Ghana Homes Blog
What You Ought To Know About Leasehold vs. Freehold Lands in Ghana
As a homeowner or landowner, has it ever crossed your mind that your property may one day be taken away from you because your contract has expired? A lot of land or home owners are unaware of the various forms of ownership that exist in Ghana. They did not know (and still, may not know) that buying a property could make them outright owners or tenants whether it is purchased from an estate company or an individual.
Lands in Ghana are usually owned by the government, stool, or families or clans. Lands belonging to the government are either vested or state lands. The government controls these properties and managed by the Lands Commission. Stool lands are under the custodian of chiefs or traditional rulers while a family owns family lands and administered by the family head. Thus, these represent the types of land that exist in Ghana.
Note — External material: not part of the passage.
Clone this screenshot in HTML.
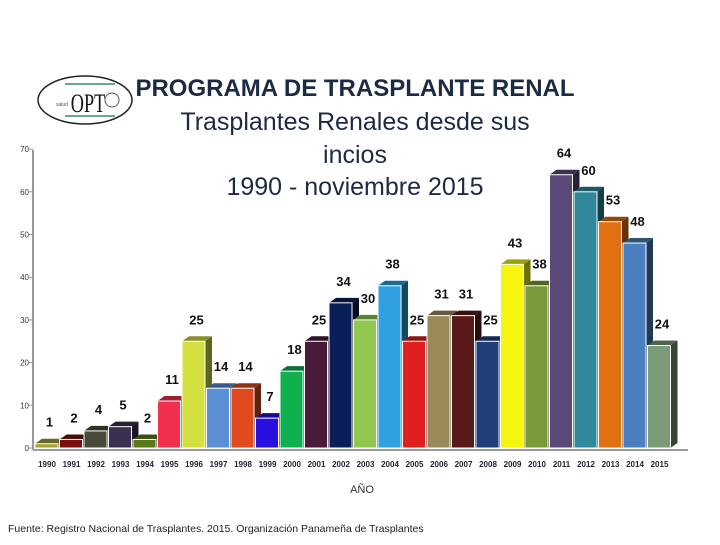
<!DOCTYPE html>
<html><head><meta charset="utf-8"><style>
body{margin:0;background:#fff;}
svg text{font-family:"Liberation Sans",sans-serif;}
</style></head><body>
<svg width="720" height="540" viewBox="0 0 720 540">
<g>
<ellipse cx="85" cy="100" rx="47" ry="24" fill="#fff" stroke="#222" stroke-width="1.5"/>
<line x1="65" y1="84" x2="115" y2="84" stroke="#3a8a6a" stroke-width="1.5"/>
<line x1="65" y1="116" x2="115" y2="116" stroke="#3a8a6a" stroke-width="1.5"/>
<text x="88" y="112" font-size="26" style="font-family:'Liberation Serif',serif" text-anchor="middle" fill="#111" transform="translate(88 0) scale(0.7 1) translate(-88 0)">OPT</text>
<circle cx="112" cy="100" r="7" fill="none" stroke="#557"/>
<text x="56" y="106" font-size="5" fill="#363">salud</text>
</g>
<g fill="#1c2a44" text-anchor="middle">
<text x="355" y="96" font-size="24" font-weight="bold">PROGRAMA DE TRASPLANTE RENAL</text>
<text x="355" y="130" font-size="25" fill="#1c2a44">Trasplantes Renales desde sus</text>
<text x="355" y="163" font-size="25">incios</text>
<text x="355" y="195" font-size="25">1990 - noviembre 2015</text>
</g>
<g id="axes"></g>
<g id="bars"></g>
<text x="362" y="493" font-size="11" text-anchor="middle" fill="#333">AÑO</text>
<text x="8" y="532" font-size="10.5" fill="#222">Fuente: Registro Nacional de Trasplantes. 2015.  Organización Panameña de Trasplantes</text>
</svg>
<script>
const years=["1990","1991","1992","1993","1994","1995","1996","1997","1998","1999","2000","2001","2002","2003","2004","2005","2006","2007","2008","2009","2010","2011","2012","2013","2014","2015"];
const values=[1,2,4,5,2,11,25,14,14,7,18,25,34,30,38,25,31,31,25,43,38,64,60,53,48,24];
const colors=["#a4a232","#7b0e0e","#4a4a3a","#3c3050","#5a7a1a","#f0304e","#d4e040","#5a8fd4","#e04a1e","#2a10e0","#10b050","#4a1a3a","#0a1f5a","#90c850","#30a0e0","#e02020","#9a8a5a","#5a1a1a","#203f7a","#f5f510","#7a9a3a","#5a4a7a","#30889a","#e07010","#4a80c0","#7a9a7a"];
const yTicks=[0,10,20,30,40,50,60,70];
const NS="http://www.w3.org/2000/svg";
const y0=448,pxPer=4.27,x0=35,pitch=24.5,bw=23,dx=7,dy=5;
const yScale=v=>y0-v*pxPer;
const xScale=i=>x0+i*pitch;
function mk(t,a,p){const e=document.createElementNS(NS,t);for(const k in a)e.setAttribute(k,a[k]);p.appendChild(e);return e;}
function shade(c,f){const n=parseInt(c.slice(1),16);let r=(n>>16)*f,g=((n>>8)&255)*f,b=(n&255)*f;return `rgb(${r|0},${g|0},${b|0})`;}
const ax=document.getElementById('axes');
const yl=mk('line',{x1:33,y1:150,x2:33,y2:450,stroke:'#999','stroke-width':2},ax);


const xl=mk('line',{x1:33,y1:450,x2:688,y2:450,stroke:'#999','stroke-width':2},ax);


yTicks.forEach(t=>{const tx=mk('text',{x:29,y:yScale(t)+3,'font-size':8,'text-anchor':'end',fill:'#333'},ax);tx.textContent=t;


mk('line',{x1:29,y1:yScale(t),x2:33,y2:yScale(t),stroke:'#999'},ax);});
const bg=document.getElementById('bars');
values.forEach((v,i)=>{const x=xScale(i),y=yScale(v),c=colors[i];
const g=mk('g',{},bg);


mk('polygon',{points:`${x+bw},${y} ${x+bw+dx},${y-dy} ${x+bw+dx},${y0-dy} ${x+bw},${y0}`,fill:shade(c,0.45)},g);
mk('polygon',{points:`${x},${y} ${x+dx},${y-dy} ${x+bw+dx},${y-dy} ${x+bw},${y}`,fill:shade(c,0.65)},g);
mk('rect',{x:x,y:y,width:bw,height:y0-y,fill:c,stroke:'#fff','stroke-width':1},g);
const lb=mk('text',{x:x+bw/2+3,y:y-17,'font-size':13,'font-weight':'bold','text-anchor':'middle',fill:'#111'},bg);lb.textContent=v;


const xt=mk('text',{x:x+12,y:467,'font-size':8,'font-weight':'bold','text-anchor':'middle',fill:'#223'},bg);xt.textContent=years[i];


});
</script>
</body></html>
In Ghana, you can own a land either through buying or inheritance. The most popular approach to owning a land in Ghana especially in the urban areas is through buying. With the expansion of the real estate industry and high demand for accommodation, many people are rushing to invest in lands and houses. However, what some prospective property owners and even individual landowners are not aware of is the fact that, in Ghana, purchasing a land does not make you the outright owner of that property.
Lands in Ghana are sold as leaseholds as opposed to freeholds. Leasehold interest is a temporary right to occupy a land or property, while freehold interest is the outright ownership of a land or property for an unlimited period. The lease is for a fixed term, but with freehold, the landowner is the custodian of the land till eternity. A lease is a legal document based on property and contractual law which spells out the rights and obligations of both the Landlord (Lessor) and Tenant (Lessee).
The period for most leases in Ghana is 99 years or more for locals and 50 years for foreigners. After the 99 years has expired, the land must be returned to the lessor unless the contract is renewed. People who are aware of this practice usually think that 99 years is too long a time for anybody to worry about returning a property or renewing a contract. Others too have not thought about what will happen after the 99years contract is over.
Thus, as a potential property owner, you need to know that it is almost impossible to buy a land or a house as a freehold in Ghana. Therefore, you need to find out about the number of years left on a lease before you commit to buying a property. This is important because it can affect getting a mortgage or the resale value of the property. On the other hand, if you are a house owner already who purchased a leasehold property, you need to prepare for the future just to prevent any long legal battle between your successor(s) and that of the person who sold the land to you.